Wimbledon Finals & Serena Williams' Victory Reveals Sexism In Women's Sports
The Wimbledon women's singles final came down to a stunning match-up between Serena Williams and Garbiñe Muguruza, a 21-year-old Spanish star who was determined to stop Williams from winning her 21st Grand Slam title. Williams, however, was unstoppable, defeating Muguruza 6-4, 6-4 in a slow-starting yet dominant performance. Williams' historic win on Saturday marks the player's second "Serena Slam," as she now holds all four major titles in tennis — Wimbledon and the French, Australian and U.S. Opens.
With the match coming just a day after the U.S. women's national soccer team marched in their celebratory World Cup parade, many sports fans on Saturday couldn't stop talking about how this week has been a wild ride in U.S. women's sports. Of course, that also means many fans couldn't ignore the obvious sexism and double standards, including the persistent pay inequality between male and female athletes.
Going into Saturday's final, the wage activism of Williams' sister, fellow tennis star Venus, circulated among Wimbledon watchers. In 2013, ESPN released a documentary from Selma director Ava DuVernay detailing Venus' fight to secure equal Wimbledon prize money for women and men. That's right — until 2007, women tennis players in Wimbledon received less prize money than their male counterparts.
The two-year-old documentary seems to be making the rounds ahead of Saturday's final, largely due to the controversy that emerged following the U.S. women's national soccer team clinching its third Wold Cup title.
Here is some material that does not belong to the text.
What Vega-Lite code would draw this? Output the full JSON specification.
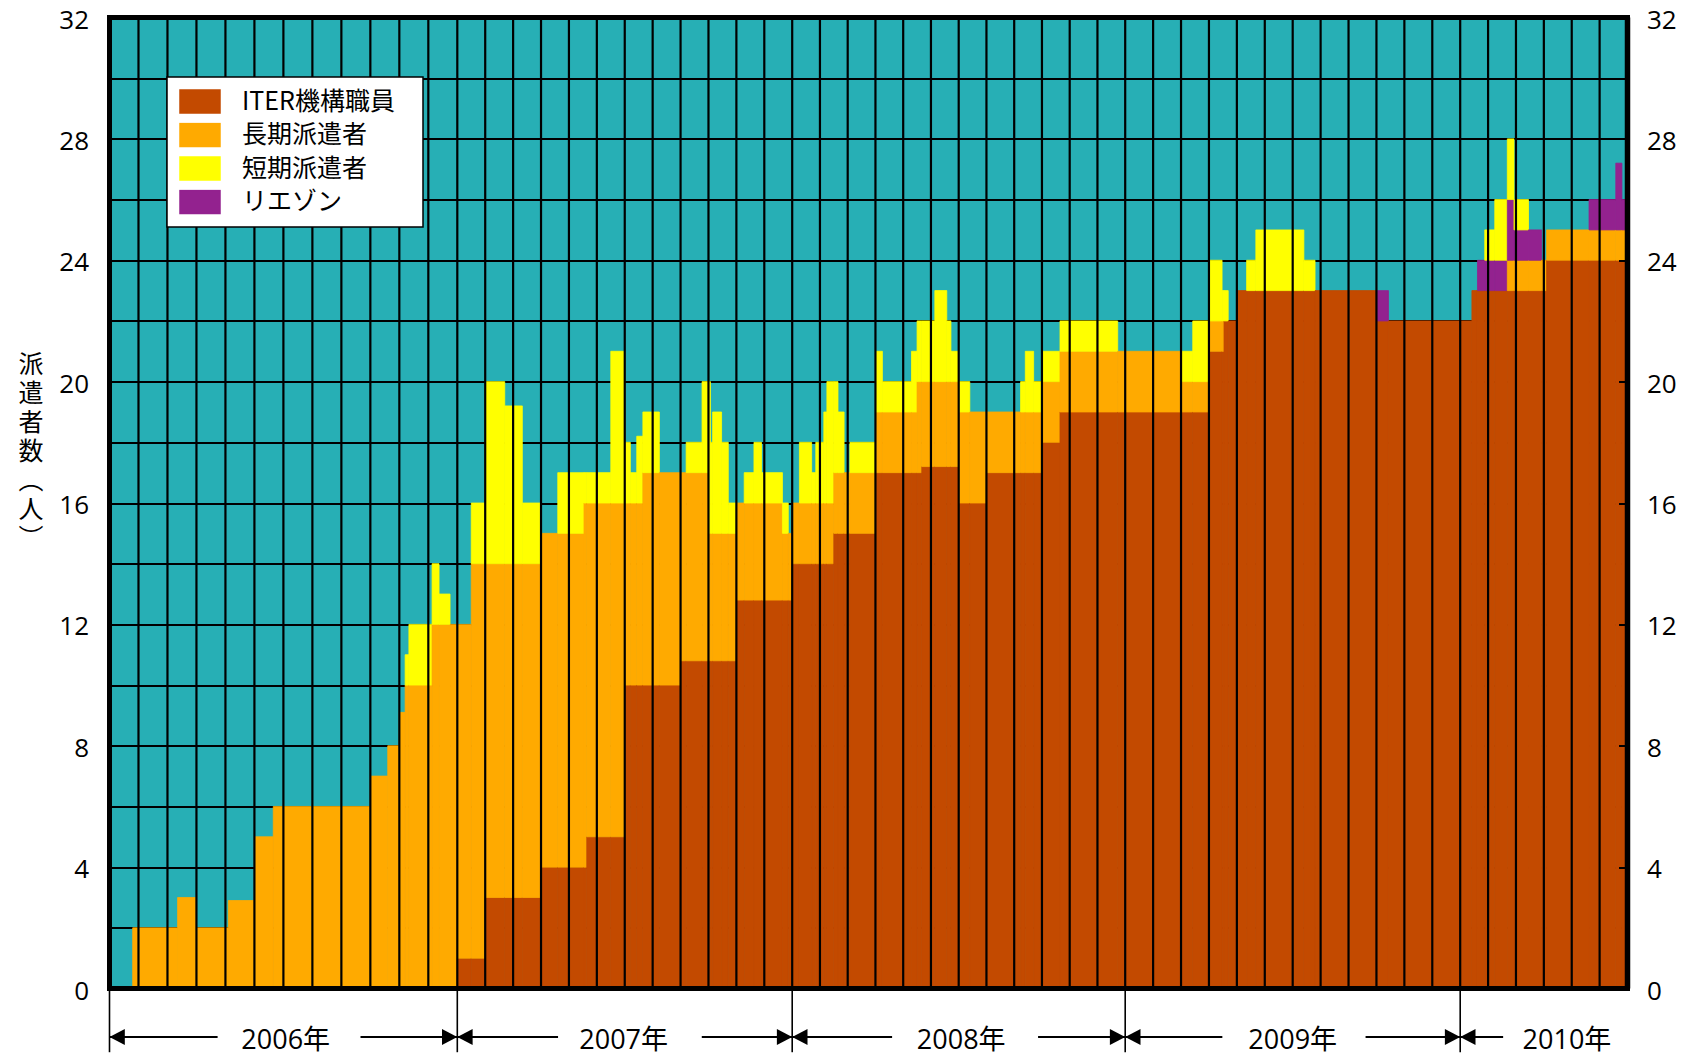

As Bustle previously reported, professional women soccer players only earn a measly salary between $6,000 and $30,000, while the professional men players earn a minimum of $50,000. With this in mind tennis fans continued to highlight on Saturday the sexism found in women's sports, ranging from unequal pay to media critiques of their physical features and veiled criticisms of women's tennis being "weaker" than the men's field.
Many fans provided some commentary celebrating women in sports (and politics)...
But of course, Serena Williams' historic Wimbledon win brought out its own kind of sexism on Saturday, with commenters noting that female tennis players don't deserve equal pay or worldwide recognition, because of the limitations of their sport compared to the men's tournament...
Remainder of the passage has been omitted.